=== Information shown ===
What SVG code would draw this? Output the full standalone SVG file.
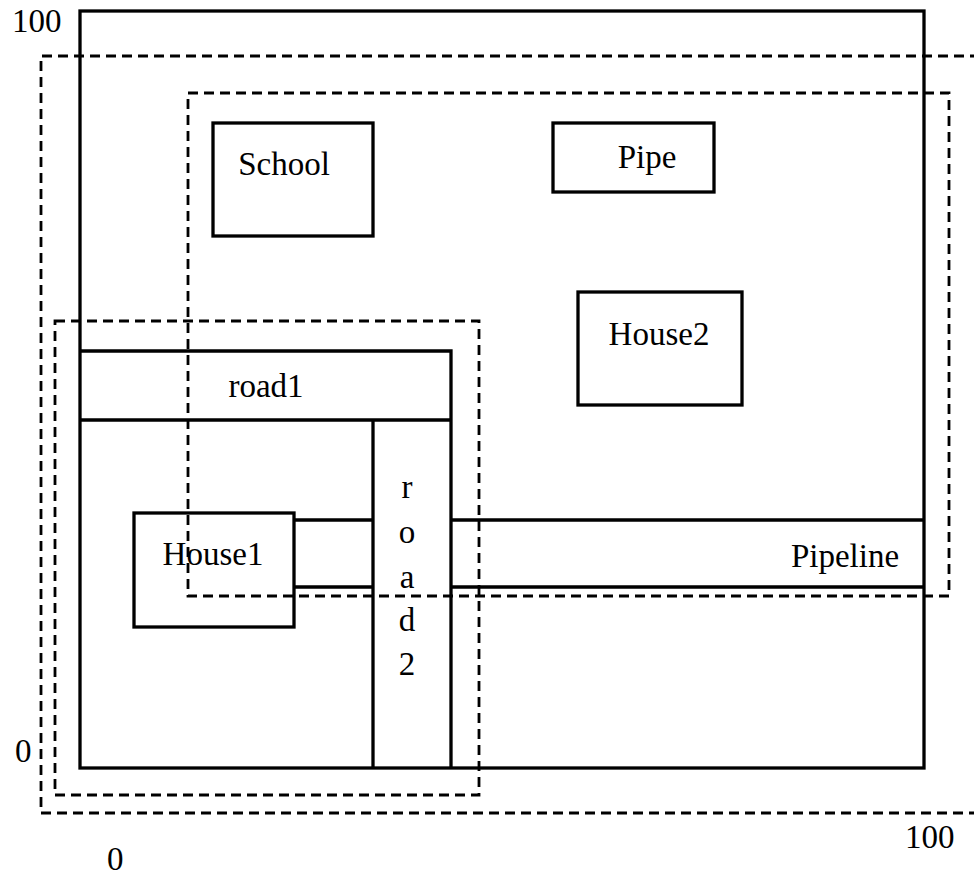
<svg xmlns="http://www.w3.org/2000/svg" width="974" height="877" viewBox="0 0 974 877">
<style>
.s{fill:none;stroke:#000;stroke-width:3.3}
.d{fill:none;stroke:#000;stroke-width:2.8;stroke-dasharray:10 6}
text{font-family:"Liberation Serif","Times New Roman",serif;font-size:33px;fill:#000}
.c{text-anchor:middle}
</style>
<rect width="974" height="877" fill="#fff"/>
<g id="region">
<rect class="s" x="80" y="11" width="844" height="757"/>
</g>
<g id="dashed-outer"><path class="d" d="M980 56 H41 V813 H980"/></g>
<g id="dashed-inner"><rect class="d" x="188" y="93" width="761" height="503"/></g>
<g id="dashed-small"><rect class="d" x="55" y="321" width="424" height="474"/></g>
<g id="road1">
<path class="s" d="M80 351 H451 V768 M80 420 H451"/>
<text class="c" x="266" y="397">road1</text>
</g>
<g id="road2">
<path class="s" d="M373 420 V768"/>
<text class="c" x="407" y="498">r</text>
<text class="c" x="407" y="543">o</text>
<text class="c" x="407" y="588">a</text>
<text class="c" x="407" y="631">d</text>
<text class="c" x="407" y="675">2</text>
</g>
<g id="pipeline">
<path class="s" d="M294 520 H373 M294 587 H373 M452 520 H924 M452 587 H924"/>
<text class="c" x="845" y="567">Pipeline</text>
</g>
<g id="school">
<rect class="s" x="213" y="123" width="160" height="113"/>
<text class="c" x="284" y="175">School</text>
</g>
<g id="pipe">
<rect class="s" x="553" y="123" width="161" height="69"/>
<text class="c" x="647" y="168">Pipe</text>
</g>
<g id="house2">
<rect class="s" x="578" y="292" width="164" height="113"/>
<text class="c" x="659" y="345">House2</text>
</g>
<g id="house1">
<rect class="s" x="134" y="513" width="160" height="114"/>
<text class="c" x="213" y="565">House1</text>
</g>
<g id="axes">
<text x="12" y="32">100</text>
<text x="15" y="762">0</text>
<text x="107" y="870">0</text>
<text x="905" y="848">100</text>
</g>
</svg>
===
# Task statement:
Copy every line of the data word for word, omitting the images.

# Completed task:
What SVG code would draw this? Output the full standalone SVG file.
<svg xmlns="http://www.w3.org/2000/svg" width="974" height="877" viewBox="0 0 974 877">
<style>
.s{fill:none;stroke:#000;stroke-width:3.3}
.d{fill:none;stroke:#000;stroke-width:2.8;stroke-dasharray:10 6}
text{font-family:"Liberation Serif","Times New Roman",serif;font-size:33px;fill:#000}
.c{text-anchor:middle}
</style>
<rect width="974" height="877" fill="#fff"/>
<g id="region">
<rect class="s" x="80" y="11" width="844" height="757"/>
</g>
<g id="dashed-outer"><path class="d" d="M980 56 H41 V813 H980"/></g>
<g id="dashed-inner"><rect class="d" x="188" y="93" width="761" height="503"/></g>
<g id="dashed-small"><rect class="d" x="55" y="321" width="424" height="474"/></g>
<g id="road1">
<path class="s" d="M80 351 H451 V768 M80 420 H451"/>
<text class="c" x="266" y="397">road1</text>
</g>
<g id="road2">
<path class="s" d="M373 420 V768"/>
<text class="c" x="407" y="498">r</text>
<text class="c" x="407" y="543">o</text>
<text class="c" x="407" y="588">a</text>
<text class="c" x="407" y="631">d</text>
<text class="c" x="407" y="675">2</text>
</g>
<g id="pipeline">
<path class="s" d="M294 520 H373 M294 587 H373 M452 520 H924 M452 587 H924"/>
<text class="c" x="845" y="567">Pipeline</text>
</g>
<g id="school">
<rect class="s" x="213" y="123" width="160" height="113"/>
<text class="c" x="284" y="175">School</text>
</g>
<g id="pipe">
<rect class="s" x="553" y="123" width="161" height="69"/>
<text class="c" x="647" y="168">Pipe</text>
</g>
<g id="house2">
<rect class="s" x="578" y="292" width="164" height="113"/>
<text class="c" x="659" y="345">House2</text>
</g>
<g id="house1">
<rect class="s" x="134" y="513" width="160" height="114"/>
<text class="c" x="213" y="565">House1</text>
</g>
<g id="axes">
<text x="12" y="32">100</text>
<text x="15" y="762">0</text>
<text x="107" y="870">0</text>
<text x="905" y="848">100</text>
</g>
</svg>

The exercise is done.